We always seem to be able to tell interesting things from pictures. It's amazing that you still have these around... and are able to post them. :)

ChrisB said...

I recall as a teenager my grandmother hated me to kiss and cuddle her in the street. I also never recall my parents being affectionate towards me. My mother tells me that's not the way things were done back then! ( i also grew up in the 50's) I cannot imagine not wanting to show affection to those I love. The problem I have now is my teenage grandson is not keen on being kissed, but he does indulge me sometimes I'm pleased to say.

Gina said...

What great pictures!

And dare I say there is more than a passing resemblance? Minus the hairpiece, of course.

Anonymous said...

Your recollections are interesting to read. I, for one, forget what wealth is like or was like. While we had a "lawn" at our house, and most things in it were loosely called grass, we had only a poor vegetable garden to tend and we did that with pride for it kept us alive during the war years.

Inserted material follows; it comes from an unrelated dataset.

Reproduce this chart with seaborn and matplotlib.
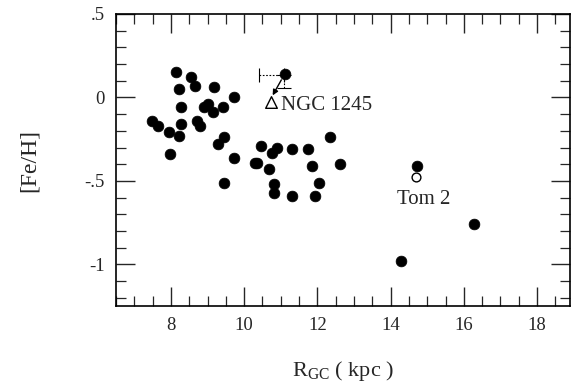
import numpy as np
import pandas as pd
import matplotlib
matplotlib.use("Agg")
import matplotlib.pyplot as plt
import seaborn as sns
from matplotlib.ticker import MultipleLocator, FixedLocator, FixedFormatter

# open clusters: galactocentric radius (kpc) and [Fe/H]
rgc = [7.48, 7.65, 7.95, 7.97, 8.13, 8.21, 8.27, 8.27, 8.21, 8.55, 8.67,
       8.71, 8.79, 8.89, 9.02, 9.16, 9.18, 9.43, 9.73, 9.29, 9.45, 9.71,
       9.45, 10.30, 10.36, 10.46, 10.69, 10.75, 10.91, 10.82, 10.82, 11.30,
       11.30, 11.74, 11.85, 12.05, 11.93, 12.35, 12.61, 11.12, 14.71, 14.27,
       16.29]
feh = [-0.14, -0.17, -0.21, -0.34, 0.15, 0.05, -0.06, -0.16, -0.23, 0.12,
       0.07, -0.14, -0.17, -0.06, -0.04, -0.09, 0.06, -0.06, 0.00, -0.28,
       -0.24, -0.36, -0.51, -0.39, -0.39, -0.29, -0.43, -0.33, -0.30, -0.52,
       -0.57, -0.31, -0.59, -0.31, -0.41, -0.51, -0.59, -0.24, -0.40, 0.14,
       -0.41, -0.98, -0.76]

# NGC 1245: old value (filled, with error bars) and new value (triangle)
ngc_old = (11.09, 0.134)
ngc_new = (10.74, -0.03)
ngc_xerr_left = 0.69
ngc_yerr_low = 0.078
# Tom 2 new value (open circle)
tom2 = (14.69, -0.476)

sns.set_style("ticks")
plt.rcParams['font.family'] = ['Liberation Serif', 'DejaVu Serif']
plt.rcParams['mathtext.fontset'] = 'custom'
plt.rcParams['mathtext.rm'] = 'Liberation Serif'

df = pd.DataFrame({"rgc": rgc, "feh": feh})

fig = plt.figure(figsize=(5.77, 3.87), dpi=100)
ax = fig.add_axes([0.201, 0.209, 0.787, 0.755])

sns.scatterplot(data=df, x="rgc", y="feh", ax=ax, color="black", s=60,
                edgecolor="black", linewidth=0.5, zorder=3)

# dotted error bars of the old NGC 1245 value
eb = ax.errorbar([ngc_old[0]], [ngc_old[1]], xerr=[[ngc_xerr_left], [0]],
                 yerr=[[ngc_yerr_low], [0]], fmt="none", ecolor="black",
                 elinewidth=0.8, capsize=5, capthick=0.8, zorder=2)
for lc in eb[2]:
    lc.set_linestyle((0, (1.5, 1.5)))

ax.scatter([ngc_new[0]], [ngc_new[1]], marker="^", s=70, facecolor="white",
           edgecolor="black", linewidth=1.0, zorder=3)
ax.scatter([tom2[0]], [tom2[1]], marker="o", s=40, facecolor="white",
           edgecolor="black", linewidth=1.0, zorder=3)

ax.annotate("", xy=(ngc_new[0] + 0.02, ngc_new[1] + 0.035), xytext=ngc_old,
            arrowprops=dict(arrowstyle="-|>", color="black", lw=1.0,
                            mutation_scale=8, shrinkA=4, shrinkB=1), zorder=4)
ax.text(11.0, -0.046, "NGC 1245", fontsize=15, va="center", ha="left")
ax.text(14.89, -0.61, "Tom 2", fontsize=15, va="center", ha="center")

ax.set_xlim(6.5, 18.9)
ax.set_ylim(-1.25, 0.5)
ax.xaxis.set_major_locator(MultipleLocator(2))
ax.xaxis.set_minor_locator(MultipleLocator(0.5))
ax.yaxis.set_major_locator(FixedLocator([0.5, 0, -0.5, -1]))
ax.yaxis.set_major_formatter(FixedFormatter([".5", "0", "-.5", "-1"]))
ax.yaxis.set_minor_locator(MultipleLocator(0.1))

ax.tick_params(which="major", direction="in", length=14, width=1.0,
               top=True, right=True, labelsize=13.5, pad=8)
ax.tick_params(which="minor", direction="in", length=7, width=0.9,
               top=True, right=True)
for sp in ax.spines.values():
    sp.set_linewidth(1.2)
    sp.set_color("black")

ax.set_xlabel(r"R$_{\rm GC}$ ( kpc )", fontsize=16, labelpad=18)
ax.set_ylabel("[Fe/H]", fontsize=17, labelpad=32)

fig.savefig("out.png", dpi=100)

Nice post. Great memories and photos.

oldmanlincoln

Dale said...

Everyone has stories to tell.
Every one deserves to be heard.
Thanks for sharing your childhood with us, AC. I always enjoy your recollections.

Cathy said...

I love these posts, AC. Those old photos and the memories take me back. Grandparents are very precious. It must be so nice to know you're doing this for Smudge.

Pearl said...

Kids are smart like that pumpkin story.

Wonder if you'd like the Bodybuilder and I. It's NFB docu on dad and son trying to reach thru walls of years of not talking saying , who are you anyway?
http://www.imdb.com/title/tt1059778/

Maya's Granny said...

It's the difference in nutrition that has made so many native born Canadians and Americans taller than their immigrant parents. It is less obvious with the English, who had pretty good nutrition all in all, much more so in groups like the Hmong. We lived next door to a Hmong family and by the time the kids were 12 they were taller than their fathers.

Simply Coll said...

Wonderful stories and memories and you have a captivating way of telling them. It makes me wish to remember some of my own.